Code that draws figures:
········
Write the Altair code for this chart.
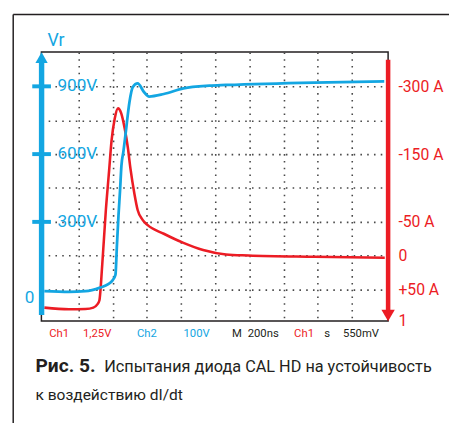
import altair as alt
import pandas as pd

# ---- data (time in ns, 200 ns/div) ----
blue_t = [0, 144, 241, 326, 374, 397, 416, 425, 434, 443, 451, 463, 475, 498, 517,
          546, 584, 613, 699, 814, 966, 1063, 1580, 1989]
blue_v = [-7, -10, -7, 9, 24, 39, 65, 200, 330, 439, 548, 613, 687, 830, 896,
          913, 874, 855, 866, 891, 903, 906, 917, 922]

red_t = [0, 144, 240, 287, 310, 322, 339, 360, 379, 393, 412, 431, 450, 470, 489,
         504, 527, 546, 575, 603, 699, 814, 929, 1063, 1195, 1580, 1992]
red_div = [0.47, 0.42, 0.43, 0.47, 0.565, 0.68, 1.75, 3.35, 4.51, 5.38, 6.05, 6.35,
           6.20, 5.76, 5.18, 4.57, 3.83, 3.35, 3.06, 2.91, 2.65, 2.38, 2.17, 2.04,
           2.01, 1.97, 1.94]

grid_t = [200, 400, 600, 800, 1000, 1200, 1400, 1600, 1800]
grid_v = [0, 150, 300, 450, 600, 750, 900]
blue_tick_v = [300, 600, 900]
blue_tick_labels = ["300V", "600V", "900V"]
blue_zero_label = ["0"]
red_tick_vals = [0.0725, 1, 2, 3, 5, 7]
red_tick_labels = ["1", "+50 A", "0", "-50 A", "-150 A", "-300 A"]

status_texts = ["Ch1", "1,25V", "Ch2", "100V", "M", "200ns", "Ch1", "s", "550mV"]
axis_title = "Vr"
caption_bold = "Рис. 5."
caption_rest = "Испытания диода CAL HD на устойчивость"
caption_line2 = "к воздействию dI/dt"

# ---- styles ----
BLUE = "#13a6e2"
RED = "#ec1c24"
DARK = "#231f20"
FONT = "Roboto"
W, H = 353, 274
X_DOMAIN = [-17.2, 2011.5]
BLUE_DOMAIN = [-139.2, 1052.2]
RED_DOMAIN = [0.0725, 8.0145]

xs = alt.Scale(domain=X_DOMAIN, nice=False, zero=False)
bys = alt.Scale(domain=BLUE_DOMAIN, nice=False, zero=False)
rys = alt.Scale(domain=RED_DOMAIN, nice=False, zero=False)

grid_style = dict(gridColor="#4a4a4a", gridDash=[1.6, 5.3], gridWidth=1.6, gridOpacity=1)
x_axis = alt.Axis(orient="bottom", values=grid_t, grid=True, labels=False, ticks=False,
                  domain=False, title=None, **grid_style)

red_expr = " : ".join(f"datum.value == {v} ? '{l}'" for v, l in zip(red_tick_vals, red_tick_labels)) + " : ''"

blue_df = pd.DataFrame({"t": blue_t, "v": blue_v})
red_df = pd.DataFrame({"t": red_t, "d": red_div})

red_line = alt.Chart(red_df).mark_line(color=RED, strokeWidth=2.6, interpolate="monotone").encode(
    x=alt.X("t:Q", scale=xs, axis=x_axis),
    y=alt.Y("d:Q", scale=rys, axis=alt.Axis(
        orient="right", values=red_tick_vals, grid=False, ticks=False, domain=False, title=None,
        labelExpr=red_expr, labelColor=RED, labelFont=FONT, labelFontSize=16, labelPadding=10,
        labelAlign="left", labelBaseline="middle", labelOverlap=False, labelBound=False,
        labelFlush=False)),
)

blue_line = alt.Chart(blue_df).mark_line(color=BLUE, strokeWidth=2.8, interpolate="monotone").encode(
    x=alt.X("t:Q", scale=xs, axis=x_axis),
    y=alt.Y("v:Q", scale=bys, axis=alt.Axis(
        orient="left", values=grid_v, grid=True, labels=False, ticks=False, domain=False,
        title=None, **grid_style)),
)

# blue vertical axis
blue_axis = alt.Chart(pd.DataFrame({"a": [0]})).mark_rule(color=BLUE, strokeWidth=5.5).encode(
    x=alt.value(0.2), y=alt.value(9), y2=alt.value(267.7))
blue_arrow = alt.Chart(pd.DataFrame({"a": [0]})).mark_point(
    shape="triangle-up", filled=True, size=156, color=BLUE, opacity=1).encode(
    x=alt.value(0.2), y=alt.value(5.7))

tick_df = pd.DataFrame({"v": blue_tick_v, "label": blue_tick_labels})
blue_ticks = alt.Chart(tick_df).mark_rule(color=BLUE, strokeWidth=4).encode(
    y=alt.Y("v:Q", scale=bys, axis=None), x=alt.value(-9.3), x2=alt.value(9.7))
blue_labels = alt.Chart(tick_df).mark_text(
    color=BLUE, font=FONT, fontSize=17.5, align="left", baseline="middle").encode(
    y=alt.Y("v:Q", scale=bys, axis=None), x=alt.value(16.3), text="label:N")
blue_zero = alt.Chart(pd.DataFrame({"v": [0], "label": blue_zero_label})).mark_text(
    color=BLUE, font=FONT, fontSize=17.5, align="center", baseline="middle", dy=8.5).encode(
    y=alt.Y("v:Q", scale=bys, axis=None), x=alt.value(-12), text="label:N")
vr_text = alt.Chart(pd.DataFrame({"s": [axis_title]})).mark_text(
    color=BLUE, font=FONT, fontSize=18, align="left", baseline="alphabetic").encode(
    x=alt.value(6.3), y=alt.value(-5.7), text="s:N")

# red vertical axis
red_axis = alt.Chart(pd.DataFrame({"a": [0]})).mark_rule(color=RED, strokeWidth=4.6).encode(
    x=alt.value(353), y=alt.value(8), y2=alt.value(264))
red_arrow = alt.Chart(pd.DataFrame({"a": [0]})).mark_point(
    shape="triangle-down", filled=True, size=185, color=RED, opacity=1).encode(
    x=alt.value(353), y=alt.value(268.4))

# outer frame
frame_top = alt.Chart(pd.DataFrame({"a": [0]})).mark_rule(color=DARK, strokeWidth=1.5).encode(
    x=alt.value(-28.7), x2=alt.value(430), y=alt.value(-38.2))
frame_left = alt.Chart(pd.DataFrame({"a": [0]})).mark_rule(color=DARK, strokeWidth=1.5).encode(
    x=alt.value(-28.7), y=alt.value(-38.2), y2=alt.value(380))

# status line
status_x = [8, 42.3, 97.3, 144.7, 194, 210, 257.3, 288, 307]
status_colors = [RED, RED, BLUE, BLUE, DARK, DARK, RED, DARK, DARK]
status_layers = []
for txt, sx, sc in zip(status_texts, status_x, status_colors):
    status_layers.append(
        alt.Chart(pd.DataFrame({"s": [txt]})).mark_text(
            color=sc, font=FONT, fontSize=11.5, align="left", baseline="alphabetic").encode(
            x=alt.value(sx), y=alt.value(290), text="s:N"))

# caption
cap1 = alt.Chart(pd.DataFrame({"s": [caption_bold]})).mark_text(
    color=DARK, font=FONT, fontSize=19.5, fontWeight="bold", align="left", baseline="alphabetic").encode(
    x=alt.value(-6), y=alt.value(326), text="s:N")
cap2 = alt.Chart(pd.DataFrame({"s": [caption_rest]})).mark_text(
    color=DARK, font=FONT, fontSize=16.55, align="left", baseline="alphabetic").encode(
    x=alt.value(64), y=alt.value(326), text="s:N")
cap3 = alt.Chart(pd.DataFrame({"s": [caption_line2]})).mark_text(
    color=DARK, font=FONT, fontSize=15.8, align="left", baseline="alphabetic").encode(
    x=alt.value(-6), y=alt.value(354), text="s:N")

chart = alt.layer(
    red_line, blue_line, blue_axis, blue_arrow, blue_ticks, blue_labels, blue_zero, vr_text,
    red_axis, red_arrow, frame_top, frame_left, *status_layers, cap1, cap2, cap3
).resolve_scale(y="independent").properties(
    width=W, height=H,
    autosize=alt.AutoSizeParams(type="none"),
    padding={"left": 34, "top": 41, "right": 62, "bottom": 100},
).configure_view(stroke=DARK, strokeWidth=1.5)

chart.save("out.html", embed_options={"renderer": "svg", "actions": False})
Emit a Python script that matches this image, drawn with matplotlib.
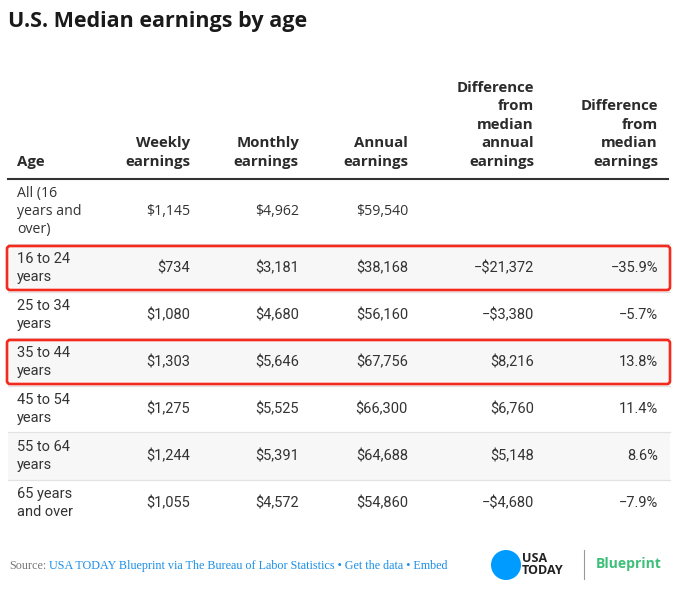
import matplotlib.pyplot as plt
from matplotlib.patches import FancyBboxPatch, Circle, Rectangle

# table data
ages = ['All (16\nyears and\nover)', '16 to 24\nyears', '25 to 34\nyears', '35 to 44\nyears',
        '45 to 54\nyears', '55 to 64\nyears', '65 years\nand over']
weekly = [1145, 734, 1080, 1303, 1275, 1244, 1055]
monthly = [4962, 3181, 4680, 5646, 5525, 5391, 4572]
annual = [59540, 38168, 56160, 67756, 66300, 64688, 54860]
diff_annual = [None, -21372, -3380, 8216, 6760, 5148, -4680]
diff_pct = [None, -35.9, -5.7, 13.8, 11.4, 8.6, -7.9]
highlighted = ['16 to 24\nyears', '35 to 44\nyears']

headers = ['Age', 'Weekly\nearnings', 'Monthly\nearnings', 'Annual\nearnings',
           'Difference\nfrom\nmedian\nannual\nearnings', 'Difference\nfrom\nmedian\nearnings']


def money(v):
    if v is None:
        return ''
    s = '${:,}'.format(abs(v))
    return '\u2212' + s if v < 0 else s


def pct(v):
    if v is None:
        return ''
    s = '{:.1f}%'.format(abs(v))
    return '\u2212' + s if v < 0 else s


HEAD_FONT = ['Open Sans', 'DejaVu Sans']
BODY_FONT = ['Roboto', 'DejaVu Sans']
SERIF = ['Liberation Serif', 'DejaVu Serif']

fig = plt.figure(figsize=(6.9, 5.91), dpi=100)
ax = fig.add_axes([0, 0, 1, 1])
ax.set_xlim(0, 690)
ax.set_ylim(591, 0)
ax.axis('off')

ax.text(8, 22, 'U.S. Median earnings by age', fontsize=15.5, fontweight='bold',
        family=HEAD_FONT, color='#1a1a1a', va='center', ha='left')

# column layout (pixels)
left, right = 8, 670
age_x = 17
col_x = [190, 299, 408, 534, 658]
edges = [179, 244, 292, 338, 386, 432, 480, 526]

for i, h in enumerate(headers):
    x = age_x if i == 0 else col_x[i - 1]
    ax.text(x, 169, h, fontsize=10.8, fontweight='bold', family=HEAD_FONT,
            color='#2b2b2b', ha='left' if i == 0 else 'right', va='bottom',
            linespacing=1.42, multialignment='left' if i == 0 else 'right')

for r in range(len(ages)):
    top, bot = edges[r], edges[r + 1]
    if r % 2 == 1:
        ax.add_patch(Rectangle((left, top), right - left, bot - top, color='#f7f7f7', lw=0, zorder=0))
    if 0 < r:
        ax.plot([left, right], [top, top], color='#e2e2e2', lw=0.9, zorder=1)
    cy = (top + bot) / 2
    font = HEAD_FONT if r == 0 else BODY_FONT
    fs = 10.2 if r == 0 else 10.5
    ax.text(age_x, cy, ages[r], fontsize=fs, family=font, color='#333333',
            ha='left', va='center', linespacing=1.3 if r == 0 else 1.4)
    vals = [money(weekly[r]), money(monthly[r]), money(annual[r]),
            money(diff_annual[r]), pct(diff_pct[r])]
    for x, v in zip(col_x, vals):
        ax.text(x, cy, v, fontsize=fs, family=font, color='#333333', ha='right', va='center')
    if ages[r] in highlighted:
        ax.add_patch(FancyBboxPatch((left - 1, top + 2), right - left + 1, bot - top - 4,
                                    boxstyle='round,pad=0,rounding_size=3', fill=False,
                                    edgecolor='#f42a1e', lw=1.9, zorder=5))

ax.plot([left, right - 2], [edges[0], edges[0]], color='#333333', lw=1.5, zorder=2)

# footer
ax.text(9, 566, 'Source:', fontsize=8.7, family=SERIF, color='#777777', va='center', ha='left')
ax.text(49, 566, 'USA TODAY Blueprint via The Bureau of Labor Statistics \u2022 Get the data \u2022 Embed',
        fontsize=8.7, family=SERIF, color='#1a8fe8', va='center', ha='left')
ax.add_patch(Circle((506, 565), 15, color='#009bff', lw=0))
ax.text(522, 565, 'USA\nTODAY', fontsize=9, fontweight='bold', family=HEAD_FONT,
        color='#222222', va='center', ha='left', linespacing=0.9)
ax.plot([584, 584], [550, 579], color='#999999', lw=0.8)
ax.text(596, 564, 'Blueprint', fontsize=10, fontweight='bold', family=HEAD_FONT,
        color='#3cbf78', va='center', ha='left')

fig.savefig('out.png', dpi=100)
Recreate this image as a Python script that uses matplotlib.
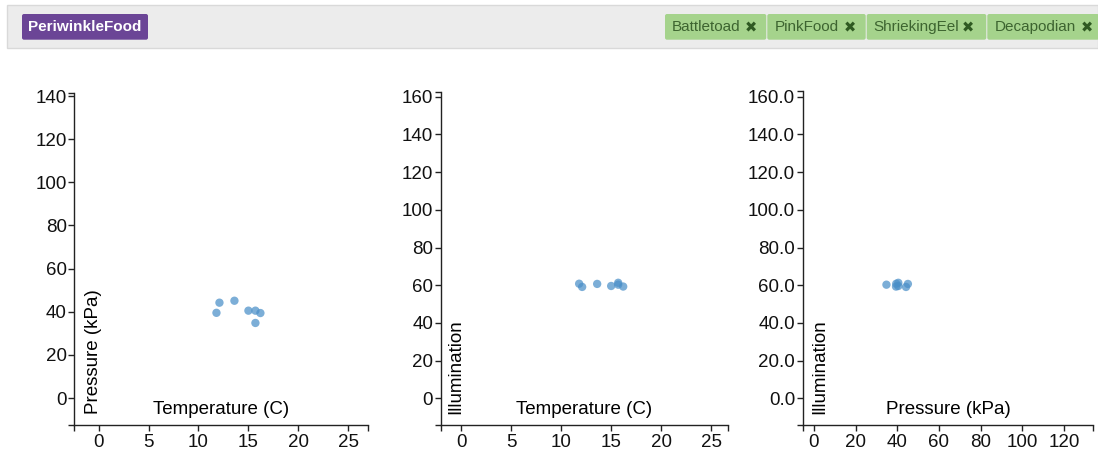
import matplotlib.pyplot as plt
import matplotlib.patches as patches
from matplotlib.ticker import FormatStrFormatter

plt.rcParams['font.family'] = ['Liberation Sans', 'DejaVu Sans']

# data
temperature = [11.8, 12.1, 13.6, 15.0, 15.7, 15.7, 16.2]
pressure = [39.5, 44.2, 45.1, 40.5, 40.5, 34.8, 39.4]
illumination = [60.8, 59.1, 60.7, 59.6, 61.3, 60.3, 59.3]

selected = "PeriwinkleFood"
tags = ["Battletoad", "PinkFood", "ShriekingEel", "Decapodian"]

W, H = 1098, 455
fig = plt.figure(figsize=(W / 100, H / 100), dpi=100)


def px_box(x0, y0, x1, y1):
    # pixel box (top-left origin) -> figure fraction rect
    return [x0 / W, 1 - y1 / H, (x1 - x0) / W, (y1 - y0) / H]


# header bar
bar = fig.add_axes([0, 0, 1, 1], zorder=-1)
bar.set_xlim(0, W)
bar.set_ylim(H, 0)
bar.axis('off')
bar.add_patch(patches.Rectangle((7, 5), W - 7, 43, facecolor='#ececec', edgecolor='#d9d9d9', lw=1))
bar.add_patch(patches.FancyBboxPatch((22, 14), 126, 25.7, boxstyle='round,pad=0,rounding_size=2',
                                     facecolor='#6b4596', edgecolor='none'))
bar.text(85, 27, selected, color='white', fontsize=11, fontweight='bold', ha='center', va='center')

tag_edges = [665, 767.3, 866.7, 987.3, 1100]
x_marks = [751, 850, 968.3, 1087.3]
for i, t in enumerate(tags):
    x0, x1 = tag_edges[i], tag_edges[i + 1]
    bar.add_patch(patches.FancyBboxPatch((x0, 14), x1 - x0 - 1, 25.7, boxstyle='round,pad=0,rounding_size=2',
                                         facecolor='#a5d38c', edgecolor='none'))
    bar.text(x0 + 7, 27, t, color='#3d6430', fontsize=11, ha='left', va='center')
    bar.text(x_marks[i], 27.5, '\u2716', color='#2f5a22', fontsize=10.5, ha='center', va='center',
             family=['DejaVu Sans'])

panels = [
    dict(box=(74.3, 93, 368.3, 425), x=temperature, y=pressure, xlim=(-2.43, 27.0), ylim=(-12.5, 141.4),
         xticks=[0, 5, 10, 15, 20, 25], yticks=[0, 20, 40, 60, 80, 100, 120, 140],
         xlabel='Temperature (C)', ylabel='Pressure (kPa)', yfmt='%d', ylx=93.3),
    dict(box=(440.7, 91.7, 728.3, 425), x=temperature, y=illumination, xlim=(-2.03, 26.7), ylim=(-14.1, 162.6),
         xticks=[0, 5, 10, 15, 20, 25], yticks=[0, 20, 40, 60, 80, 100, 120, 140, 160],
         xlabel='Temperature (C)', ylabel='Illumination', yfmt='%d', ylx=456),
    dict(box=(802.7, 91, 1093.3, 425), x=pressure, y=illumination, xlim=(-5.4, 134.1), ylim=(-14.1, 163.0),
         xticks=[0, 20, 40, 60, 80, 100, 120], yticks=[0, 20, 40, 60, 80, 100, 120, 140, 160],
         xlabel='Pressure (kPa)', ylabel='Illumination', yfmt='%.1f', ylx=820),
]

for p in panels:
    x0, y0, x1, y1 = p['box']
    ax = fig.add_axes(px_box(x0, y0, x1, y1))
    ax.scatter(p['x'], p['y'], s=36, color='#4a8fc8', alpha=0.72, edgecolors='none', zorder=3)
    ax.set_xlim(*p['xlim'])
    ax.set_ylim(*p['ylim'])
    ax.set_xticks(p['xticks'])
    ax.set_yticks(p['yticks'])
    ax.set_xticks(list(p['xlim']), minor=True)
    ax.set_yticks(list(p['ylim']), minor=True)
    ax.yaxis.set_major_formatter(FormatStrFormatter(p['yfmt']))
    for s in ['top', 'right']:
        ax.spines[s].set_visible(False)
    for s in ['left', 'bottom']:
        ax.spines[s].set_color('#222222')
        ax.spines[s].set_linewidth(1)
    ax.tick_params(which='both', length=4.3, width=1, color='#222222', direction='out')
    ax.tick_params(axis='y', labelsize=13.5, pad=1.2, labelcolor='#111111')
    ax.tick_params(axis='x', labelsize=13.5, pad=2.0, labelcolor='#111111')
    ax.patch.set_alpha(0)
    fig.text(((x0 + x1) / 2) / W, 1 - 417.5 / H, p['xlabel'], fontsize=13.5, ha='center', va='bottom')
    fig.text(p['ylx'] / W, 1 - 414 / H, p['ylabel'], fontsize=13.5, rotation=90, ha='center', va='bottom')

fig.savefig('out.png', dpi=100)
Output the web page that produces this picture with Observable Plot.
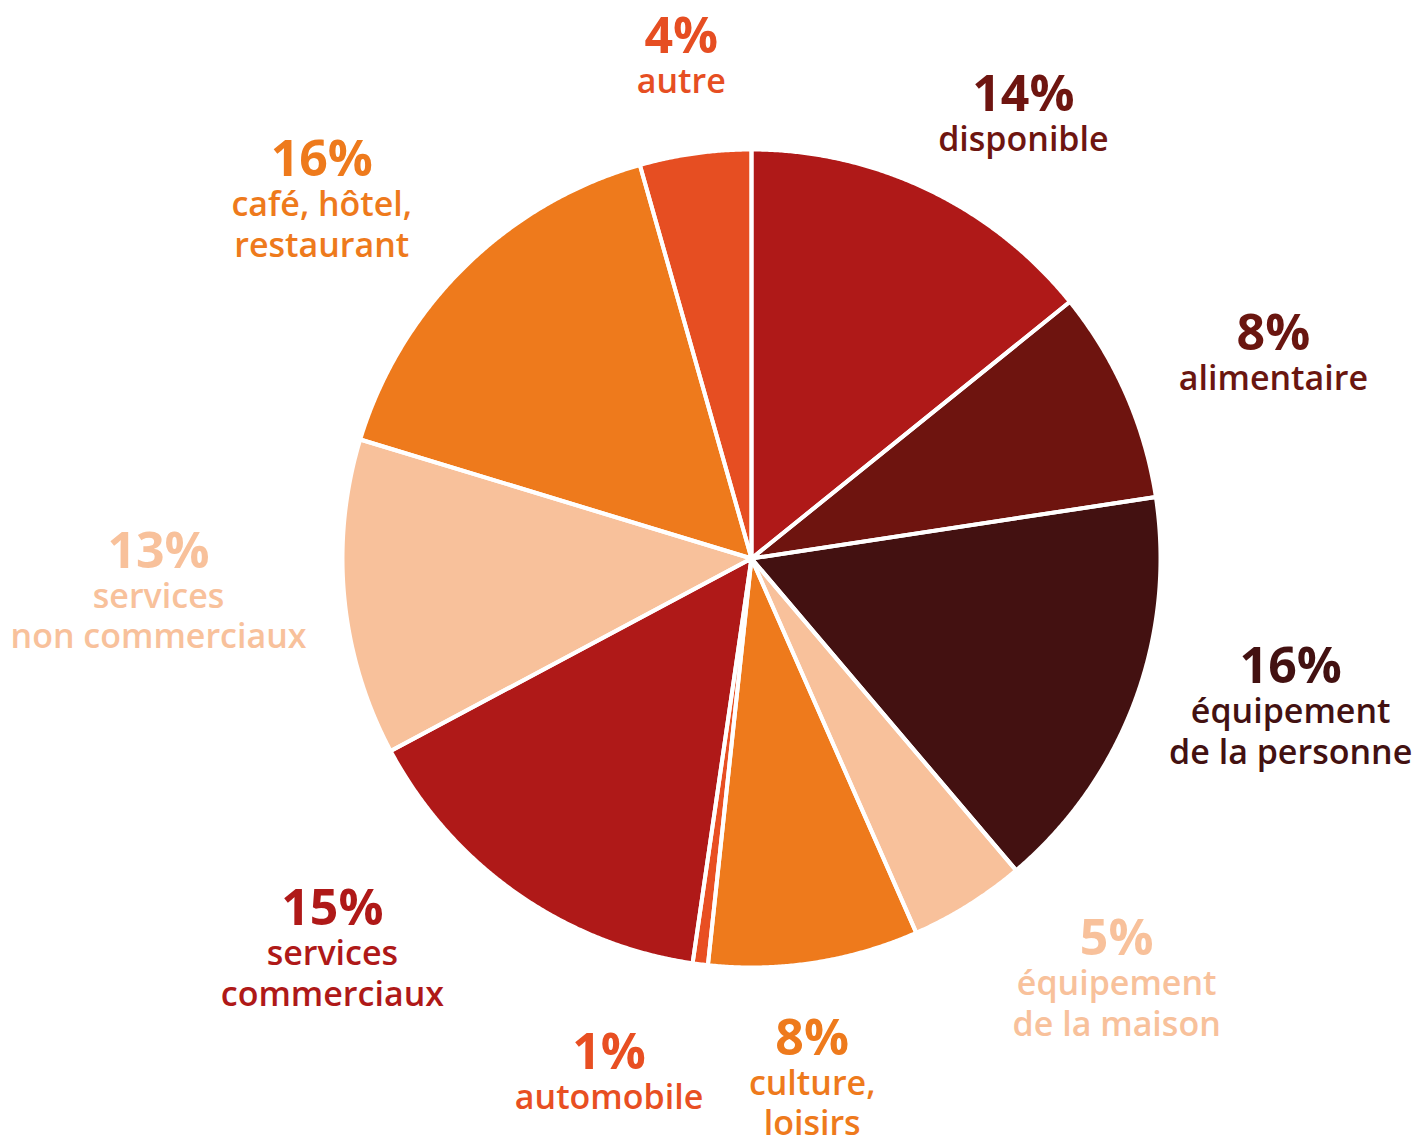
········
> **YOUR GOAL**
Repeat exactly the lines from the first line of the records above through the line containing "import pandas as pd", both included. Leave out the pictures.

> **SOLUTION TO THIS EXERCISE**
Write the Altair code for this chart.
import altair as alt
import pandas as pd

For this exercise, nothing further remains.